The Court of International Trade rejected on Feb. 18 a group of Chinese exporter's arguments that a glass input for aluminum extrusions is not countervailable since it ties in to non-subject merchandise. Since the plaintiffs' arguments are "largely conclusory statements" and not backed by evidence on the record, Judge Leo Gordon said that the Commerce Department properly found that the glass inputs were countervailable.
The Supreme Court should deny a bid to review the president's authority under the Section 232 national security tariff provision, the U.S. said in a Feb. 17 reply brief. Arguing that greater deference and flexibility are accorded the president in a national security context, the Department of Justice told the nation's highest court that the president lawfully adjusted tariff action under Section 232 beyond procedural timelines. The Supreme Court also previously ruled that Section 232 isn't an improper delegation of authority and the petitioners haven't shown this decision to be wrongly decided, the brief said (Transpacific Steel LLC, et al. v. United States, U.S. #21-721).
A lawsuit at the Court of International Trade filed by an individual who failed their customs broker license test was assigned to Judge Mark Barnett, in a Feb. 17 order. The case was filed by Shuzhen Zhong (see 220211002) without an attorney and requests a review of the six questions that Zhong appealed to CBP in the test. Zhong took particular issue with CBP's getting both her address and gender wrong when returning the results of her appeal. While no attorney is listed for Zhong, Luke Mathers of the Justice Department's International Trade Field Office appeared for the government (Shuzhen Zhong v. United States, CIT #22-00041).
The U.S. Court of Appeals for the Federal Circuit stayed nine antidumping duty and countervailing duty challenges until a full resolution is reached in another proceeding over whether the Commerce Department can make a particular market situation adjustment to the sales-below cost test. In a series of three orders, the appellate court paused the cases pending resolution of the request for an en banc rehearing in the other case, Hyundai Steel Co. v. U.S.
Products from importer SMA Surfaces meet all four of the criteria for an exclusion from the antidumping and countervailing duties on quartz surface products from China, and the Commerce Department never addressed "unrefuted evidence" which shows that one of its products satisfies the key fourth criteria for this exclusion, the importer argued in a Feb. 16 brief at the Court of International Trade (SMA Surfaces v. United States, CIT #21-00399).
Shipping company Planet Nine Private Air's counterclaims in a case on the company's alleged gross negligence in handling a hemp shipment should be "dismissed in their entirety," plaintiff We CBD said in a reply brief filed at the District Court for the Western District of North Carolina. We CBD argued that many of the claims are conclusory and do not allege any facts and will also be resolved during the litigation of We CBD's claims (We CBD v. Planet Nine Private Air, W.D.N.C. #21-00352)

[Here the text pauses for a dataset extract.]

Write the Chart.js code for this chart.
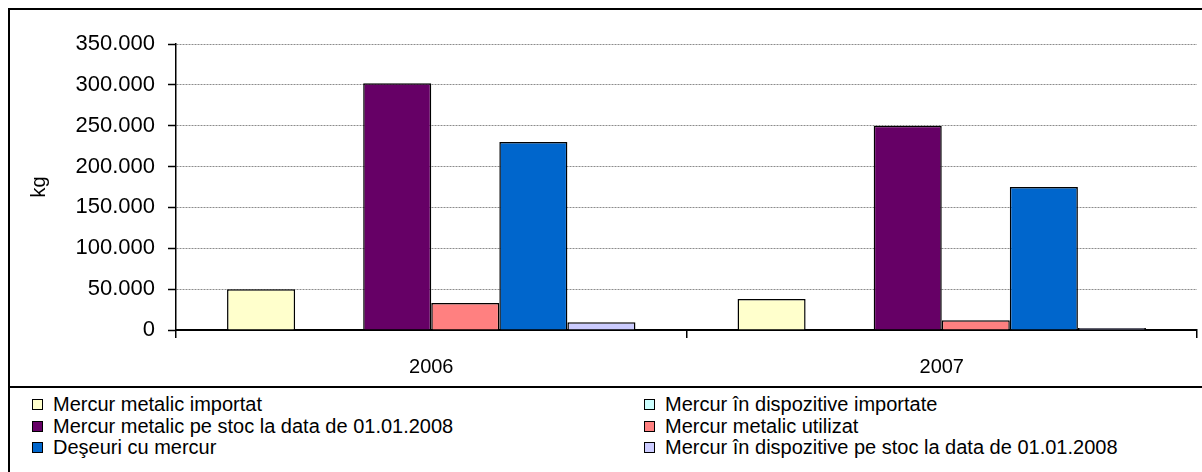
<!DOCTYPE html>
<html>
<head>
<meta charset="utf-8">
<script src="https://cdn.jsdelivr.net/npm/chart.js@4/dist/chart.umd.min.js"></script>
<style>
  body { margin: 0; background: #fff; }
  #wrap { position: relative; width: 1202px; height: 472px; overflow: hidden; background: #fff; }
  #frame { position: absolute; left: 8px; top: 8px; width: 1210px; height: 480px; border-top: 2px solid #000; border-left: 2px solid #000; }
  #sep { position: absolute; left: 8px; top: 386px; width: 1200px; border-top: 2px solid #000; }
  #chartBox { position: absolute; left: 10px; top: 10px; width: 1192px; height: 376px; }
  #legend { position: absolute; left: 32px; top: 394px; display: grid; grid-template-columns: 612px 540px; font: 20px "Liberation Sans", Arial, sans-serif; line-height: 21.5px; color: #000; }
  #legend .item { display: flex; align-items: center; white-space: nowrap; }
  #legend .sw { width: 9px; height: 9px; border: 1px solid #000; margin-right: 10px; flex: none; }
</style>
</head>
<body>
<div id="wrap">
  <div id="frame"></div>
  <div id="sep"></div>
  <div id="chartBox"><canvas id="mercurChart" width="1192" height="376"></canvas></div>
  <div id="legend"></div>
</div>
<script>
const years = ['2006', '2007'];

const metalicImportat = [50000, 38000];
const dispozitiveImportate = [0, 0];
const metalicStoc = [302000, 250000];
const metalicUtilizat = [33000, 12000];
const deseuri = [230000, 175000];
const dispozitiveStoc = [9500, 2500];

const seriesNames = [
  'Mercur metalic importat',
  'Mercur în dispozitive importate',
  'Mercur metalic pe stoc la data de 01.01.2008',
  'Mercur metalic utilizat',
  'Deşeuri cu mercur',
  'Mercur în dispozitive pe stoc la data de 01.01.2008'
];
const seriesValues = [metalicImportat, dispozitiveImportate, metalicStoc, metalicUtilizat, deseuri, dispozitiveStoc];
const seriesColors = ['#FFFFCC', '#CCFFFF', '#660066', '#FF8080', '#0066CC', '#CCCCFF'];

const yTicks = [0, 50000, 100000, 150000, 200000, 250000, 300000, 350000];

const fontFamily = '"Liberation Sans", Arial, sans-serif';

function fmt(v) {
  return String(v).replace(/\B(?=(\d{3})+(?!\d))/g, '.');
}

const datasets = seriesNames.map((name, i) => ({
  label: name,
  data: seriesValues[i],
  backgroundColor: seriesColors[i],
  borderColor: '#000',
  borderWidth: 1.5,
  categoryPercentage: 0.8,
  barPercentage: 1.0
}));

new Chart(document.getElementById('mercurChart'), {
  type: 'bar',
  data: { labels: years, datasets: datasets },
  options: {
    responsive: false,
    animation: false,
    layout: { padding: { left: 0, top: 34, right: 5, bottom: 0 } },
    plugins: { legend: { display: false }, tooltip: { enabled: false } },
    scales: {
      x: {
        grid: { offset: true, drawOnChartArea: false, drawTicks: true, tickLength: 8, color: '#000', lineWidth: 1.5 },
        border: { color: '#000', width: 2 },
        ticks: { color: '#000', padding: 17, font: { family: fontFamily, size: 20 } },
        afterFit(scale) { scale.height = 56; }
      },
      y: {
        min: 0,
        max: 350000,
        afterBuildTicks(scale) { scale.ticks = yTicks.map(v => ({ value: v })); },
        grid: { color: '#8c8c8c', lineWidth: 1, tickLength: 8, tickColor: '#000', tickWidth: 1.5 },
        border: { color: '#000', width: 1.5, dash: [2, 1] },
        ticks: { color: '#000', padding: 13, font: { family: fontFamily, size: 22 }, callback: v => fmt(v) },
        title: { display: true, text: 'kg', color: '#000', padding: { top: 17, bottom: 0 }, font: { family: fontFamily, size: 20 } },
        afterFit(scale) { scale.width = 166; }
      }
    }
  }
});

const legend = document.getElementById('legend');
seriesNames.forEach((name, i) => {
  const item = document.createElement('div');
  item.className = 'item';
  const sw = document.createElement('span');
  sw.className = 'sw';
  sw.style.background = seriesColors[i];
  const txt = document.createElement('span');
  txt.textContent = name;
  item.appendChild(sw);
  item.appendChild(txt);
  legend.appendChild(item);
});
</script>
</body>
</html>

Hallmark Cards, along with its insurer, Continental Insurance Company, is suing Swiss-based shipping firm MSC Mediterranean Shipping Company in a New York district court for damaging two containers of Hallmark merchandise in transit to Asia. In its Feb. 15 complaint at the District Court for the Southern District of New York, Hallmark and Continental said that MSC was negligent in its failure to deliver the cargo, thereby breaching its "statutory, contractual, and/or common law duties and obligations" as a carrier of the merchandise (Continental Insurance Company v. MSC Mediterranean Shipping Company, S.D.N.Y. #22-1272).
The following lawsuits were recently filed at the Court of International Trade:
The U.S. Court of Appeals for the Federal Circuit dismissed an antidumping case brought by Vietnamese exporter Godaco Seafood Joint Stock Co. following the company's motion to voluntarily dismiss the case. Godaco was appealing a Court of International Trade decision affirming the Commerce Department's results of the 2015-16 administrative review of the antidumping duty order on fish fillets from Vietnam, in which the court initially rejected the agency's separate rate calculation. Commerce originally calculated the separate rate by averaging the separate rates from the previous four administrative reviews. The court then upheld the calculation after the agency based the separate rate on more contemporaneous data (see 2109270035). No reason was given for the requested dismissal (Godaco Seafood Joint Stock Company v. U.S., Fed. Cir. #22-1202).
Tire exporter Pirelli Tyre signed off on the Commerce Department's remand results in an antidumping duty case that said the company properly showed that it wasn't under Chinese government control for the first 10 months of an AD review period. Pirelli, a consolidated plaintiff in the AD action, sued to contest Commerce's failure to make this determination (Qingdao Sentury Tire Co. v. U.S., CIT Consol. #18-00079).